- _INSTRUCTIONS FOR THE TASK_
Do not copy the pictures; transcribe all other material exactly.
::::
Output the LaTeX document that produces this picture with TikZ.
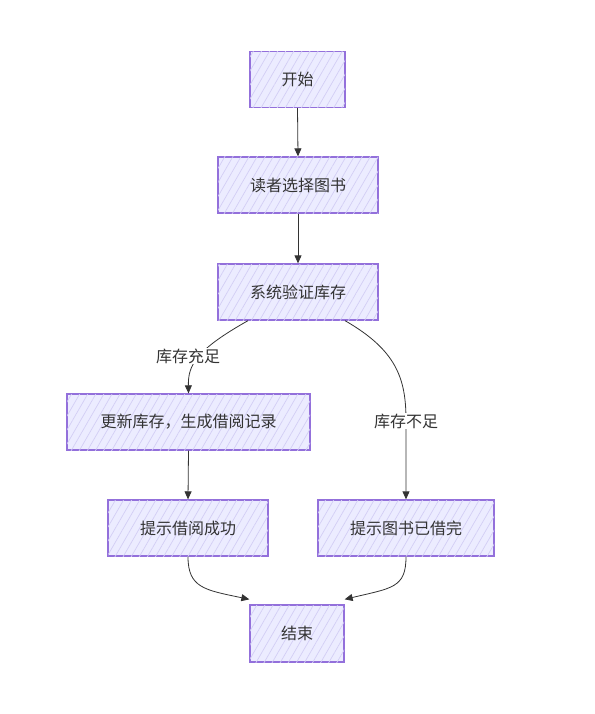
\documentclass[tikz,border=0pt]{standalone}
\usepackage{fontspec}
\setmainfont{Noto Sans CJK SC}
\usetikzlibrary{arrows.meta,patterns.meta}
\definecolor{nodefill}{HTML}{ECECFF}
\definecolor{nodeline}{HTML}{9370DB}
\definecolor{hatch}{HTML}{D3CEF5}
\definecolor{ink}{HTML}{333333}
\tikzset{
  flowbox/.style={draw=nodeline, line width=1.3pt, fill=nodefill,
    postaction={pattern={Lines[angle=60,distance=7pt,line width=0.7pt]}, pattern color=hatch},
    text=ink, font=\fontsize{16}{18}\selectfont, minimum height=56pt, inner sep=0pt},
  conn/.style={draw=ink, line width=0.8pt, -{Triangle[length=8pt,width=7pt]}},
  edgelabel/.style={fill=white, text=ink, font=\fontsize{16}{18}\selectfont, inner sep=1pt}
}
\begin{document}
\begin{tikzpicture}[x=1pt,y=-1pt]
\useasboundingbox (0,0) rectangle (594,714);
\node[flowbox, minimum width=95pt] (start) at (297.5,79.5) {开始};
\node[flowbox, minimum width=160pt] (choose) at (298,185) {读者选择图书};
\node[flowbox, minimum width=160pt] (verify) at (298,292) {系统验证库存};
\node[flowbox, minimum width=243pt] (update) at (188.5,422) {更新库存，生成借阅记录};
\node[flowbox, minimum width=160pt] (ok) at (188,528) {提示借阅成功};
\node[flowbox, minimum width=176pt] (fail) at (406,528) {提示图书已借完};
\node[flowbox, minimum width=94pt, minimum height=57pt] (end) at (297,633.5) {结束};

\draw[conn] (start.south) -- (choose.north);
\draw[conn] (choose.south) -- (verify.north);
\draw[conn] ([xshift=-50pt]verify.south) .. controls (196,350) and (188,365) .. (update.north);
\draw[conn] ([xshift=47pt]verify.south) .. controls (396,350) and (406,378) .. (406,420) -- (fail.north);
\draw[conn] (update.south) -- (ok.north);
\draw[conn] (ok.south) .. controls (188,588) and (205,590) .. ([yshift=5pt]end.north west);
\draw[conn] (fail.south) .. controls (406,588) and (392,588) .. ([yshift=5pt]end.north east);

\node[edgelabel] (lbl1) at (188,356) {库存充足};
\node[edgelabel] (lbl2) at (406,421) {库存不足};
\end{tikzpicture}
\end{document}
::::
- _ANSWER TO THE PROBLEM_
Output the LaTeX document that produces this picture with TikZ.
\documentclass[tikz,border=0pt]{standalone}
\usepackage{fontspec}
\setmainfont{Noto Sans CJK SC}
\usetikzlibrary{arrows.meta,patterns.meta}
\definecolor{nodefill}{HTML}{ECECFF}
\definecolor{nodeline}{HTML}{9370DB}
\definecolor{hatch}{HTML}{D3CEF5}
\definecolor{ink}{HTML}{333333}
\tikzset{
  flowbox/.style={draw=nodeline, line width=1.3pt, fill=nodefill,
    postaction={pattern={Lines[angle=60,distance=7pt,line width=0.7pt]}, pattern color=hatch},
    text=ink, font=\fontsize{16}{18}\selectfont, minimum height=56pt, inner sep=0pt},
  conn/.style={draw=ink, line width=0.8pt, -{Triangle[length=8pt,width=7pt]}},
  edgelabel/.style={fill=white, text=ink, font=\fontsize{16}{18}\selectfont, inner sep=1pt}
}
\begin{document}
\begin{tikzpicture}[x=1pt,y=-1pt]
\useasboundingbox (0,0) rectangle (594,714);
\node[flowbox, minimum width=95pt] (start) at (297.5,79.5) {开始};
\node[flowbox, minimum width=160pt] (choose) at (298,185) {读者选择图书};
\node[flowbox, minimum width=160pt] (verify) at (298,292) {系统验证库存};
\node[flowbox, minimum width=243pt] (update) at (188.5,422) {更新库存，生成借阅记录};
\node[flowbox, minimum width=160pt] (ok) at (188,528) {提示借阅成功};
\node[flowbox, minimum width=176pt] (fail) at (406,528) {提示图书已借完};
\node[flowbox, minimum width=94pt, minimum height=57pt] (end) at (297,633.5) {结束};

\draw[conn] (start.south) -- (choose.north);
\draw[conn] (choose.south) -- (verify.north);
\draw[conn] ([xshift=-50pt]verify.south) .. controls (196,350) and (188,365) .. (update.north);
\draw[conn] ([xshift=47pt]verify.south) .. controls (396,350) and (406,378) .. (406,420) -- (fail.north);
\draw[conn] (update.south) -- (ok.north);
\draw[conn] (ok.south) .. controls (188,588) and (205,590) .. ([yshift=5pt]end.north west);
\draw[conn] (fail.south) .. controls (406,588) and (392,588) .. ([yshift=5pt]end.north east);

\node[edgelabel] (lbl1) at (188,356) {库存充足};
\node[edgelabel] (lbl2) at (406,421) {库存不足};
\end{tikzpicture}
\end{document}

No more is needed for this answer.